Of course, I’m not the first artist to want to get away from the metropolis - I have great admiration for the work of Agnes Martin who went to live near Taos, New Mexico. She remained, in a sense, a metropolitan artist although she needed the desert environment. It gave her something she just couldn’t get in New York.


MP

We can trace this right back to Gauguin, for example…or Cézanne, working in Aix-en- Provence but still in touch with events in Paris.


DS

They didn’t have the internet like us. We can be in contact all the time - through the website, blogs, email, YouTube etc.


MP

It’s interesting how this rural retreat and the internet can form this conjunction -  together they create an interface between your life here and the wider art world, which enables you to be both isolated and in communication at the same time.


DS

So there’s an element of indeterminacy here too, you don’t know what’s going to arise from these encounters.


MP

This morning we came across a quotation from Balzac, from his introduction to La Comédie Humaine  (1842) I’ll read it in French and you can translate it:

‘Le hasard est le plus grand romancier du monde.  Pour être fécond il n’y a que l’étudier’.


DS

Chance is the greatest novelist in the world. To be productive you only have to study it’.


MP

And then you said something very interesting - I wrote it down – “Anything can happen and only this can happen”. It corresponds with the classical Greek concepts of Chance (Τυχη) and Fate (Μοιρα).


DS

I’m now thinking that, in the making of the work, anything can happen: but in the seeing of the work only this can happen: both apply to the same work and to the critique of it.  And so ultimately, the form we perceive must seem inevitable.


MP

The way the work is made and the way it is understood.
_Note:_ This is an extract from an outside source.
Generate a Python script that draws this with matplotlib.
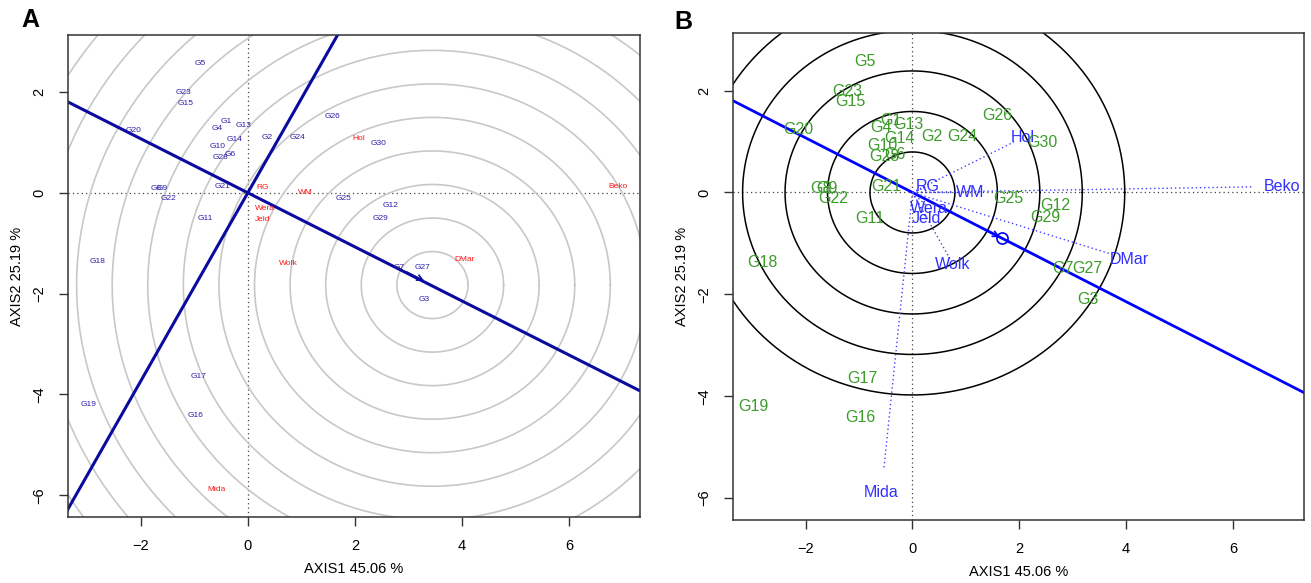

While it’s being made we can’t see the future outcome, but when it’s finished, in retrospect it’s fully determinate.


DS

The feeling that only this could happen came out of … almost out of chaos!

Dom Sylvester Houédard, 'Typestract' typewriter ink on paper, 16.5X15.3 cm 1967

MP

What of your plans for the immediate future?


DS

The next exhibition, to be shown jointly at The Mercus Barn and The Association La Galerie in September 2017, will be called ‘Transforming Surfaces’.


This is a cross-generational show of eight artists associated with the project, which will also be shown at Galerie Lycée Gabriel Fauré, Foix; Abstract Project, Paris; and Arthouse1, London. 


Richard Bell, who showed here last summer, and who was also in conversation with you (1), proposed this exhibition concept, with Patrick Morrissey of Saturation Point Projects, as a means of connecting this remote project in the French Pyrenees with London and Paris, and to “extend the concern with the materiality of non-representational surface: involving change, coloration, duration and memory”.